Inconceivable!

Flicky recently raised a question:

Most people spend most of their time experiencing phantasmical projections created by their minds, and most of those don’t even have a whole lot to do with whatever is physically going on around them. Right? Like when you’re driving on an easy road and hours go by without your being conscious of any driving behaviors. I feel like I am like that most of the time. Especially when milking sheep. So probably most other people are too? My theory, which I now realize I haven’t thought about for more than about ten seconds and thus have no particular right to call a theory, only has to do tangentially with the human universal of elsewhere-mind: it is that my *social* elsewhere-mind habits are probably relatively weird?

Reproduced this here without asking because I have fifteen minutes to write this up before work. Hope it’s okay, sorry flick!

Now, for all my theorizing I have never actually considered this question. What does the idle process look like for a normal person (i.e. normal, agricultural cro magnon)? Part of the answer follows, but it will require a tangent to show how I came up with it.

My entire life I have wondered why, on TV, people scream and flee when something scary happens, like a public shooting. I thought “surely people don’t actually do this and it’s just a TV trope, like the way a window shatters when you try to jump through it, or like when a cartoon character doesn’t immediately fall of a cliff. And yet, when you watch videos on the internet, what do you hear right after the gunshots? Screams. Just like TV. So for a while, I thought “maybe they’re just conditioned into this behavior by TV.” After all, there surely is no reason it is a good idea to scream in the presence of a dangerous predator.

I’ve seen black people downtown (talking of “niggers” in the sense that NABPAN) react to tear gas or the sounds of gunshots. What do they do? They say “oh shit”, gird their saggy-panted loins, and book it. This reaction at least makes sense from an individualist perspective. When I can quickly convince myself that an emergency is none of my business (altruism FTL), my reaction is precisely the same.

But whenever somebody starts shooting in a mall or something, my first thought is “How many bullets are in a clip, and how many of you retards are there? Even if every one of us is unarmed, there’s no way this guy ought to survive until police take custody.” This is a normal reaction for someone who will occasionally simulate, in their head, what they would do in a bad situation. “What if a bomb goes off? What if the floor caves in? What if a nut walks in with a gun? What is the first weapon I can use in less than a second? What is the nearest lethal weapon? Where are the exits? Etc.”
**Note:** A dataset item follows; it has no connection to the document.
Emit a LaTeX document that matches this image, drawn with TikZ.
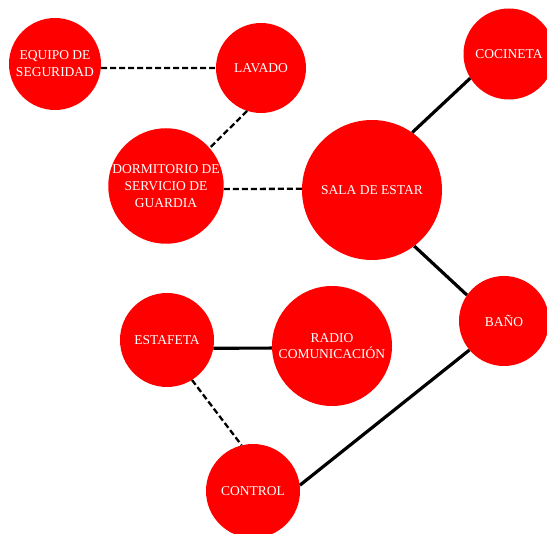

Instead, people scream. How does it make sense to scream in this situation? Muttering “oh shit” covers all the bases here. What psychology produces this reaction? I find that the answer is related to situations which produce a similar effect. Being tortured to death, for instance, also produces a lot of screaming and an instinctive flight response. But even then, the screams tend not to be so prolonged and continuous, being interspersed with resting, groaning, and lots of futile begging. Similarly, the combined experience of horror and pain in response to the loss of a full limb will produce this response.

We must conclude that the psychology of an ordinary person experiences these things as similarly horrifying.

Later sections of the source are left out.